Friday, September 3, 2010

Haecceities and presentism

The following argument is valid:

  1. (Premise) If there are no haecceities, then there are no propositions de re about non-existent individuals.
  2. (Premise) If presentism is true, then Seabiscuit is a non-existent individual.
  3. (Premise) That Seabiscuit was essentially a horse is a proposition de re about Seabiscuit.
  4. Therefore, if presentism is true, there are haecceities.
If we add that there are no haecceities, we can conclude that presentism is false.

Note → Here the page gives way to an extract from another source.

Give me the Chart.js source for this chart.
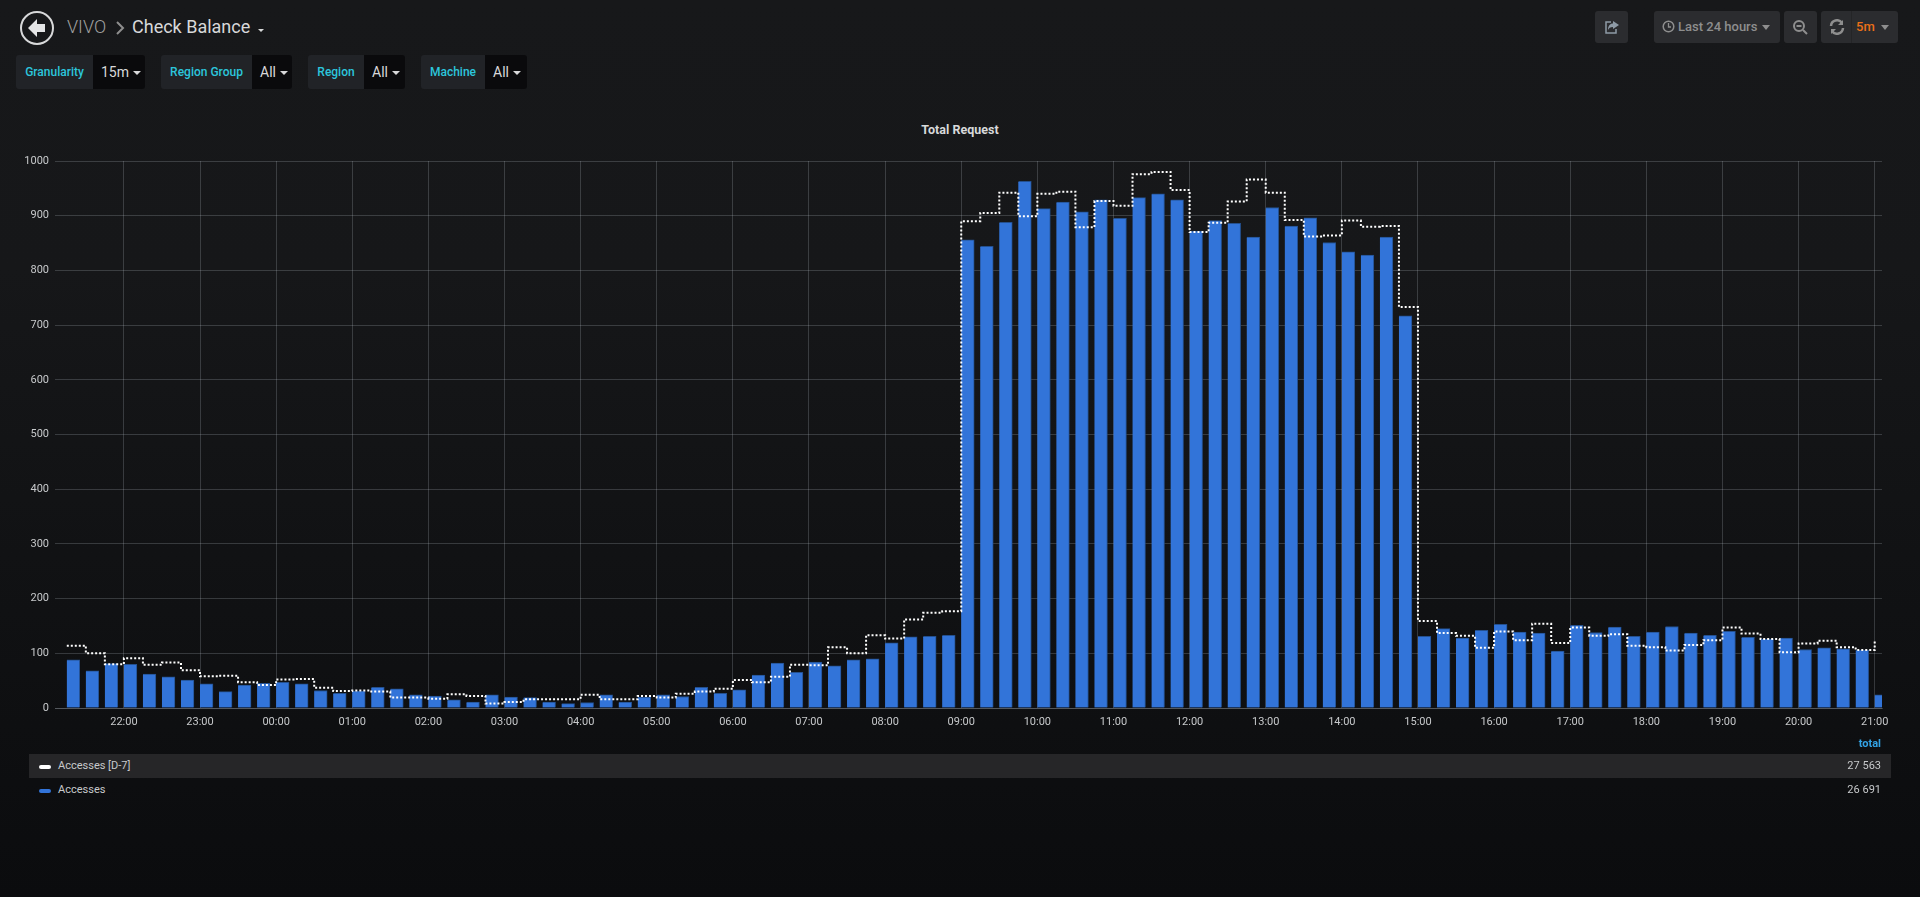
<!DOCTYPE html>
<html lang="en">
  <head>
    <meta charset="UTF-8">
    <title>Check Balance</title>
    <script src="https://cdn.jsdelivr.net/npm/chart.js"></script>
    <style>
      html, body { margin: 0; height: 100%; overflow: hidden; }
      body { width: 1920px; height: 897px; position: relative; font-family: Roboto, sans-serif; background: linear-gradient(#17181a 0, #161719 30%, #0b0c0e 100%); }
      .abs { position: absolute; white-space: nowrap; }
      #chartBox { position: absolute; left: 0; top: 110px; width: 1920px; height: 640px; }
      .var { position: absolute; top: 55px; height: 34px; line-height: 35px; font-size: 12px; border-radius: 3px; }
      .var .l { position: absolute; left: 0; top: 0; bottom: 0; background: #212327; color: #2cc6dc; font-weight: 500; text-align: center; border-radius: 3px 0 0 3px; }
      .var .v { position: absolute; top: 0; bottom: 0; right: 0; background: #0a0a0c; color: #d8d9da; font-size: 14px; padding-left: 8px; box-sizing: border-box; border-radius: 0 3px 3px 0; }
      .caret { display: inline-block; width: 0; height: 0; border-left: 4px solid transparent; border-right: 4px solid transparent; border-top: 4px solid #d8d9da; margin-left: 4px; vertical-align: middle; }
      .btn { position: absolute; top: 11px; height: 32px; background: #2b2c2f; border-radius: 3px; color: #8e8e8e; font-size: 13px; font-weight: 500; line-height: 32px; }
      .row { position: absolute; left: 29px; width: 1862px; height: 24px; line-height: 23px; font-size: 11px; color: #c7c9cb; }
      .row .sw { position: absolute; left: 10px; top: 11px; width: 12px; height: 4px; border-radius: 2px; }
      .row .nm { position: absolute; left: 29px; }
      .row .tot { position: absolute; right: 10px; }
    </style>
  </head>
  <body>
    <svg class="abs" style="left:19px;top:10px" width="36" height="36" viewBox="0 0 36 36">
      <circle cx="18" cy="18" r="16" fill="none" stroke="#d8d9da" stroke-width="2"/>
      <path d="M18 9 L9 18 L18 27 L18 22 L26 22 L26 14 L18 14 Z" fill="#e4e5e6"/>
    </svg>
    <div class="abs" style="left:67px;top:16px;font-size:18px;font-weight:300;color:#a0a0a0">VIVO</div>
    <svg class="abs" style="left:115px;top:21px" width="10" height="14" viewBox="0 0 10 14"><path d="M2 1 L8 7 L2 13" fill="none" stroke="#8e8e8e" stroke-width="2"/></svg>
    <div class="abs" style="left:132px;top:16px;font-size:18px;color:#d8d9da">Check Balance</div>
    <div class="abs caret" style="left:258px;top:29px;margin:0;border-width:3px 3.5px 0 3.5px"></div>

    <div class="var" style="left:16px;width:129px"><div class="l" style="width:77px">Granularity</div><div class="v" style="width:52px">15m<span class="caret"></span></div></div>
    <div class="var" style="left:161px;width:131px"><div class="l" style="width:91px">Region Group</div><div class="v" style="width:40px">All<span class="caret"></span></div></div>
    <div class="var" style="left:308px;width:97px"><div class="l" style="width:56px">Region</div><div class="v" style="width:41px">All<span class="caret"></span></div></div>
    <div class="var" style="left:421px;width:106px"><div class="l" style="width:64px">Machine</div><div class="v" style="width:42px">All<span class="caret"></span></div></div>

    <div class="btn" style="left:1595px;width:33px">
      <svg class="abs" style="left:9px;top:8px" width="16" height="16" viewBox="0 0 16 16"><path d="M9 2 L15 6 L9 10 L9 8 C6 8 5 9 4 11 C4 7 6 4.500 9 4.500 Z" fill="#8e9aa6"/><path d="M7 3 L2 3 L2 14 L12 14 L12 10" fill="none" stroke="#8e9aa6" stroke-width="1.500"/></svg>
    </div>
    <div class="btn" style="left:1654px;width:126px">
      <svg class="abs" style="left:8px;top:9px" width="13" height="13" viewBox="0 0 13 13"><circle cx="6.500" cy="6.500" r="5.300" fill="none" stroke="#8e8e8e" stroke-width="1.500"/><path d="M6.500 3 V7 H9" fill="none" stroke="#8e8e8e" stroke-width="1.300"/></svg>
      <span class="abs" style="left:24px">Last 24 hours</span><span class="abs caret" style="left:108px;top:14px;border-top-color:#8e8e8e;border-width:5px 4px 0 4px;margin:0"></span>
    </div>
    <div class="btn" style="left:1784px;width:33px">
      <svg class="abs" style="left:8px;top:8px" width="17" height="17" viewBox="0 0 17 17"><circle cx="7" cy="7" r="5" fill="none" stroke="#8e8e8e" stroke-width="2"/><path d="M4.500 7 H9.500 M11 11 L15 15" stroke="#8e8e8e" stroke-width="2"/></svg>
    </div>
    <div class="btn" style="left:1821px;width:77px">
      <svg class="abs" style="left:8px;top:8px" width="16" height="16" viewBox="0 0 16 16"><path d="M2 7 A6 6 0 0 1 13 4 M14 9 A6 6 0 0 1 3 12" fill="none" stroke="#8e8e8e" stroke-width="2.500"/><path d="M14 1 V6 H9 Z M2 15 V10 H7 Z" fill="#8e8e8e"/></svg>
      <span class="abs" style="left:30px;top:0;bottom:0;width:1px;background:#242527"></span>
      <span class="abs" style="left:35px;color:#eb7018">5m</span><span class="abs caret" style="left:60px;top:14px;border-top-color:#8e8e8e;border-width:5px 4px 0 4px;margin:0"></span>
    </div>

    <div class="abs" style="left:0;width:1920px;top:122px;text-align:center;font-size:12.5px;font-weight:700;color:#d8d9da">Total Request</div>

    <div id="chartBox"><canvas id="myChart"></canvas></div>

    <div class="abs" style="right:39px;top:737px;font-size:11px;font-weight:700;color:#33a2e5">total</div>
    <div id="legend"></div>

    <script>
      const times = [
        "21:15","21:30","21:45","22:00","22:15","22:30","22:45","23:00","23:15","23:30","23:45",
        "24:00","24:15","24:30","24:45","25:00","25:15","25:30","25:45","26:00","26:15","26:30","26:45",
        "27:00","27:15","27:30","27:45","28:00","28:15","28:30","28:45","29:00","29:15","29:30","29:45",
        "30:00","30:15","30:30","30:45","31:00","31:15","31:30","31:45","32:00","32:15","32:30","32:45",
        "33:00","33:15","33:30","33:45","34:00","34:15","34:30","34:45","35:00","35:15","35:30","35:45",
        "36:00","36:15","36:30","36:45","37:00","37:15","37:30","37:45","38:00","38:15","38:30","38:45",
        "39:00","39:15","39:30","39:45","40:00","40:15","40:30","40:45","41:00","41:15","41:30","41:45",
        "42:00","42:15","42:30","42:45","43:00","43:15","43:30","43:45","44:00","44:15","44:30","44:45","45:00"
      ];
      const accesses = [
        88,68,81,80,62,57,51,44,30,42,45,
        47,44,32,27,31,38,35,24,22,15,11,24,
        20,19,11,8,10,24,11,20,24,21,38,27,
        33,60,82,65,84,77,88,90,119,130,131,133,
        856,844,888,963,913,925,907,929,895,933,940,929,
        872,891,886,861,915,881,896,851,834,828,861,717,
        131,145,128,142,153,139,137,104,151,138,148,131,
        139,149,137,133,140,129,126,128,107,110,108,106,24
      ];
      const accessesD7 = [
        114,100,80,91,79,83,69,58,59,47,42,
        52,53,37,31,32,30,19,19,17,25,22,8,
        11,16,16,16,24,16,16,22,19,26,30,35,
        51,47,57,79,78,111,100,133,127,162,174,177,
        890,905,942,899,940,944,879,927,918,976,980,947,
        870,887,926,966,942,892,862,864,891,880,881,733,
        159,137,132,110,140,124,154,119,147,132,135,114,
        111,105,115,124,147,136,126,102,118,123,111,106,125
      ];
      const seriesNames = ["Accesses [D-7]", "Accesses"];
      const seriesTotals = ["27 563", "26 691"];
      const seriesColors = ["#ffffff", "#3274d9"];

      // times run past 24:00 so the axis stays linear, in minutes
      function toMinutes(t) {
        const p = t.split(":");
        return Number(p[0]) * 60 + Number(p[1]);
      }

      function minutesLabel(m) {
        const h = Math.floor(m / 60) % 24;
        return String(h).padStart(2, "0") + ":00";
      }

      // grafana draws bars from the timestamp onwards, not centred on it
      const barShift = 5.1;

      const grid = "rgba(199,208,217,0.21)";
      const tickFont = { family: "Roboto", size: 11 };

      new Chart(document.getElementById("myChart"), {
        data: {
          datasets: [
            {
              type: "line",
              label: seriesNames[0],
              data: times.map((t, i) => ({ x: toMinutes(t), y: accessesD7[i] })),
              borderColor: seriesColors[0],
              borderWidth: 2,
              borderDash: [2, 2],
              stepped: true,
              pointRadius: 0,
              order: 1
            },
            {
              type: "bar",
              label: seriesNames[1],
              data: times.map((t, i) => ({ x: toMinutes(t) + barShift, y: accesses[i] })),
              backgroundColor: seriesColors[1],
              borderColor: "#24508f",
              borderWidth: { top: 1, left: 0, right: 1, bottom: 0 },
              barThickness: 13,
              order: 2
            }
          ]
        },
        options: {
          responsive: true,
          maintainAspectRatio: false,
          animation: false,
          layout: { padding: { left: 0, right: 38, top: 51, bottom: 12 } },
          plugins: { legend: { display: false }, title: { display: false }, tooltip: { enabled: false } },
          scales: {
            x: {
              type: "linear",
              min: 1265.7,
              max: 2705.75,
              offset: false,
              afterFit: (s) => { s.height = 30; },
              // whole hours only, the range does not start on one
              afterBuildTicks: (s) => {
                s.ticks = times.filter((t) => t.endsWith(":00")).map((t) => ({ value: toMinutes(t) }));
              },
              grid: { color: grid, lineWidth: 1, drawTicks: false, offset: false },
              border: { color: grid },
              ticks: {
                autoSkip: false,
                maxRotation: 0,
                padding: 8,
                color: "#c7c9cb",
                font: tickFont,
                callback: (v) => minutesLabel(v)
              }
            },
            y: {
              min: 0,
              max: 1000,
              afterFit: (s) => { s.width = 55; },
              grid: { color: grid, lineWidth: 1, drawTicks: false },
              border: { display: false },
              ticks: { stepSize: 100, padding: 6, color: "#c7c9cb", font: tickFont, callback: (v) => String(v) }
            }
          }
        }
      });

      // legend table
      const legend = document.getElementById("legend");
      seriesNames.forEach((name, i) => {
        const row = document.createElement("div");
        row.className = "row";
        row.style.top = (754 + i * 24) + "px";
        if (i === 0) row.style.background = "#262628";
        row.innerHTML = '<span class="sw" style="background:' + seriesColors[i] + '"></span>' +
          '<span class="nm">' + name + '</span><span class="tot">' + seriesTotals[i] + '</span>';
        legend.appendChild(row);
      });
    </script>
  </body>
</html>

However, I think (1) is false, because I think contingent entities are wholly individuated by the histories of their origins, where their histories are described in wholly general terms (i.e., without de re reference to any individuals). Consequently, if H is such a history of Seabiscuit, the proposition in (3) can be expressed: "Necessarily, if H is instantiated, it is instantiated by a horse."


Heath White said...

If presentism is true, what is the semantics of "Seabiscuit was a horse" or "Seabiscuit is a non-existent individual"? How does 'Seabiscuit' refer?

Alexander R Pruss said...

Maybe "Seabiscuit" is a disguised definite description: "The entity that satisfies H." But if individuals are wholly individuated by the histories of origins, then "The entity that satisfies H" has to be Seabiscuit.

Heath White said...

OK, so if presentism is true, what is the problem with "The entity that satisfies H was essentially a horse"? (I.e. at all possible world-times, if an entity satisfied H, that entity was a horse.)

Alexander R Pruss said...

No problem at all.

I was just developing an argument and refuting it.